What was more of a mystery however was the way I couldn’t relate the information we had to a number of other games that were known to use 146, of note, Funky Jet, Nitro Ball and Fighters History. Some notes in the code (and board tracing from Smitdogg) did confirm that Fighters History had some extra address line swapping leading up to the chip, but even with that applied the addresses didn’t match up. I did however find that applying the same information to Funky Jet gave a correct mapping, and allowed me to get rid of another old per-game simulation.
A bit of research later (and some heavy work in refactoring and re-ordering the existing Fighters History protection simulation) and I quickly saw that with the address bits in a consistent order between games the missing element for Fighters History was an extra XOR applied to the address lines at some point during the protection operation. It isn’t clear how or why this occurs (there is no obvious configuration byte attached to it happening) but it solved the remaining mystery of how to hook up Fighters History, Nitro Ball, Robocop 2 and Lemmings to the new implementation.
Fighters History was the main one of interest for me however because I know the game has NEVER worked properly in MAME. It has been tagged as ‘Unemulated Protection’ for many years now, and the reason it is tagged like that is because the protection tables for the last 2 bosses (Clown and Karnov) had never been extracted, leading to the game crashing / glitching when those characters performed certain moves (the game has a lot of character specific protection)
After hooking up the new simulation and playing through the game is seems those issues are now fixed thanks to the quality and completeness of the data supplied by Charles. This pleases me because the game is an important part of history due to being the subject of a legal battle with Capcom who considered it nothing but a rip-off of Street Fighter 2 (Capcom lost)
Note, my current feeling is that the ‘104’ chip (Rohga, Double Wings etc.) uses different internal tables, and isn’t simply a simple remapping of this, so those games are unlikely to benefit for now. These Data East chips had the potential to be very nasty, so it’s good to have them understood much better now :-)
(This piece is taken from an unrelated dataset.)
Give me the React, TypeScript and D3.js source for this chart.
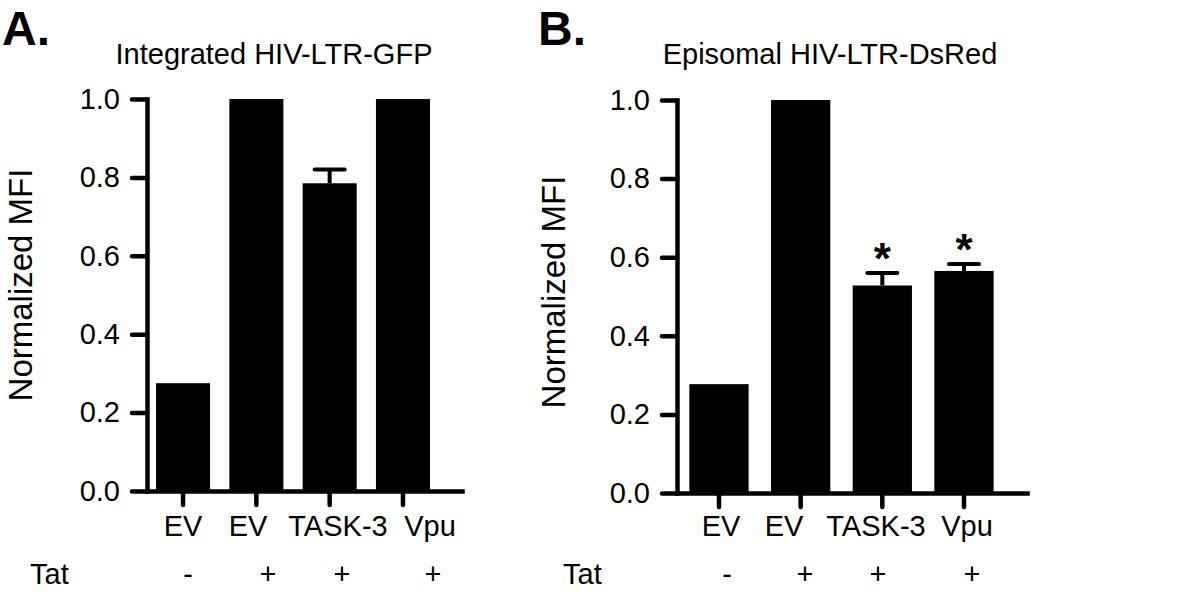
import React, { useEffect, useRef } from "react";
import * as d3 from "d3";

const categories = ["EV", "EV", "TASK-3", "Vpu"];
const tatLabels = ["-", "+", "+", "+"];
const yTicks = [0, 0.2, 0.4, 0.6, 0.8, 1.0];

const integratedValues = [0.275, 1.0, 0.785, 1.0];
const integratedErrors = [0, 0, 0.035, 0];
const integratedStars = [false, false, false, false];

const episomalValues = [0.277, 1.0, 0.528, 0.565];
const episomalErrors = [0, 0, 0.032, 0.018];
const episomalStars = [false, false, true, true];

const FONT = "'Liberation Sans', Arial, Helvetica, sans-serif";

const App = () => {
  const svgRef = useRef(null);

  useEffect(() => {
    const svg = d3.select(svgRef.current);
    svg.selectAll("*").remove();

    // layout of each panel (the labels under the axis are hand-placed in the original figure)
    const panels = [
      {
        letter: "A.", letterX: 2, title: "Integrated HIV-LTR-GFP", titleX: 274,
        axisX: 147, xEnd: 462, y0: 491, y1: 99, pad: 0.263, align: 0.22,
        ylabX: 32, ylabY: 285, tatX: 30,
        labelPos: [183, 248, 338, 430], tatPos: [188, 268, 342, 433],
        values: integratedValues, errors: integratedErrors, stars: integratedStars,
      },
      {
        letter: "B.", letterX: 538, title: "Episomal HIV-LTR-DsRed", titleX: 830,
        axisX: 677, xEnd: 1027, y0: 493, y1: 100, pad: 0.274, align: 0.27,
        ylabX: 565, ylabY: 292, tatX: 563,
        labelPos: [721, 784, 876, 967], tatPos: [727, 805, 878, 972],
        values: episomalValues, errors: episomalErrors, stars: episomalStars,
      },
    ];

    panels.forEach((p) => {
      const g = svg.append("g");
      const idx = categories.map((_, i) => i);

      const x = d3.scaleBand().domain(idx).range([p.axisX, p.xEnd]).paddingInner(p.pad).paddingOuter(0.28).align(p.align);
      const y = d3.scaleLinear().domain([0, 1]).range([p.y0, p.y1]);
      const labelX = d3.scaleOrdinal().domain(idx).range(p.labelPos);
      const tatX = d3.scaleOrdinal().domain(idx).range(p.tatPos);

      // panel letter + title
      g.append("text").attr("x", p.letterX).attr("y", 45).attr("font-family", FONT)
        .attr("font-size", 48).attr("font-weight", "bold").text(p.letter);
      g.append("text").attr("x", p.titleX).attr("y", 64).attr("text-anchor", "middle")
        .attr("font-family", FONT).attr("font-size", 29).text(p.title);

      // bars
      g.selectAll(".bar").data(p.values).enter().append("rect")
        .attr("x", (d, i) => x(i)).attr("y", (d) => y(d))
        .attr("width", x.bandwidth()).attr("height", (d) => y(0) - y(d))
        .attr("fill", "#000");

      // error bars
      const errData = p.values.map((v, i) => ({ i, v, e: p.errors[i] })).filter((d) => d.e > 0);
      const cx = (i) => x(i) + x.bandwidth() / 2;
      const eg = g.selectAll(".err").data(errData).enter().append("g")
        .attr("stroke", "#000").attr("stroke-width", 4);
      eg.append("line").attr("x1", (d) => cx(d.i)).attr("x2", (d) => cx(d.i))
        .attr("y1", (d) => y(d.v)).attr("y2", (d) => y(d.v + d.e));
      eg.append("line").attr("x1", (d) => cx(d.i) - 15).attr("x2", (d) => cx(d.i) + 15)
        .attr("y1", (d) => y(d.v + d.e)).attr("y2", (d) => y(d.v + d.e)).attr("stroke-linecap", "round");

      // significance stars
      g.selectAll(".star").data(errData.filter((d) => p.stars[d.i])).enter().append("text")
        .attr("x", (d) => cx(d.i)).attr("y", (d) => y(d.v + d.e) + 1)
        .attr("text-anchor", "middle").attr("font-family", FONT).attr("font-weight", "bold")
        .attr("font-size", 44).text("*");

      // y axis
      const yAxis = g.append("g").attr("transform", `translate(${p.axisX},0)`)
        .call(d3.axisLeft(y).tickValues(yTicks).tickFormat(d3.format(".1f")).tickSize(15).tickSizeOuter(0).tickPadding(12));
      // x axis (labels drawn separately)
      const xAxis = g.append("g").attr("transform", `translate(0,${p.y0})`)
        .call(d3.axisBottom(x).tickFormat(() => "").tickSize(14).tickSizeOuter(0));

      [yAxis, xAxis].forEach((ax) => {
        ax.select(".domain").attr("stroke", "#000").attr("stroke-width", 4.5).attr("stroke-linecap", "square");
        ax.selectAll(".tick line").attr("stroke", "#000").attr("stroke-width", 4.5).attr("stroke-linecap", "round");
        ax.selectAll(".tick text").attr("fill", "#000").attr("font-family", FONT).attr("font-size", 29);
      });

      // category labels
      g.selectAll(".cat").data(categories).enter().append("text")
        .attr("x", (d, i) => labelX(i)).attr("y", 536).attr("text-anchor", "middle")
        .attr("font-family", FONT).attr("font-size", 29).text((d) => d);

      // y label
      g.append("text").attr("transform", `translate(${p.ylabX},${p.ylabY}) rotate(-90)`)
        .attr("text-anchor", "middle").attr("font-family", FONT).attr("font-size", 33).text("Normalized MFI");

      // Tat row
      g.append("text").attr("x", p.tatX).attr("y", 584).attr("font-family", FONT).attr("font-size", 29).text("Tat");
      g.selectAll(".tat").data(tatLabels).enter().append("text")
        .attr("x", (d, i) => tatX(i)).attr("y", 584).attr("text-anchor", "middle")
        .attr("font-family", FONT).attr("font-size", 29).text((d) => d);
    });
  }, []);

  return (
    <svg ref={svgRef} width={1200} height={592} style={{ position: "absolute", left: 0, top: 0, background: "#fff" }}></svg>
  );
};

export default App;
I revisited another old issue too in the past couple of days. While casually reading a Hardcore Gaming 101 article on Cabal I noticed it mentioned that the Level 2 boss on Hard Times (a hack of Blood Bros) was glitched. While this is mentioned in the source I’d never put much time into figuring out why, so I decided it was something I should look at. In the end it was an easy fix, that level needs a wider tilemap with a custom page layout (it isn’t clear how wide the tilemaps are, there’s a lot more RAM than it seems to need) I can’t fix the sound on the game because it’s driven by an undumped (protected) PIC, but at least the graphical issue is cleared up now.
I’ve also been very busy trying to clean up, refactor and bring together a lot of the Konami video code as preparation for working on the Tasman titles (with a view to maybe using any information found to further improve the GX emulation, because they’re very similar platforms) This is on the back of a lot of work done by Osso to modernize many of the Taito and Konami chip implementations and is work that is many years overdue.
Moving on to work other people have been doing another previously unknown classic era game turned up, this one called ‘Desert Dan’ and claiming to be by a company called ‘Video Optics’ This rare game was found by Alberto Grego (who was previously involved with finding Planet Probe and Grasspin)
It’s a simple vertical scroller with several different sections, a regular desert scene, a further desert scene where movement is much harder (looks like ice with the current palette), a cave section where movement is more restricted due to rocks at the side, a darkened cave section where you can’t see the internal walls, and a river full of crocodiles. The PROM isn’t dumped yet, so the colours are wrong, the driver currently uses the colour PROM from The Pit which is the closest thing in terms of hardware to this. This one was added to MAME by Mariusz Wojcieszek with some help from hap. Some (unused?) tiles seem to contain ‘BMC’ text, although I doubt it is related to the BMC company we know today.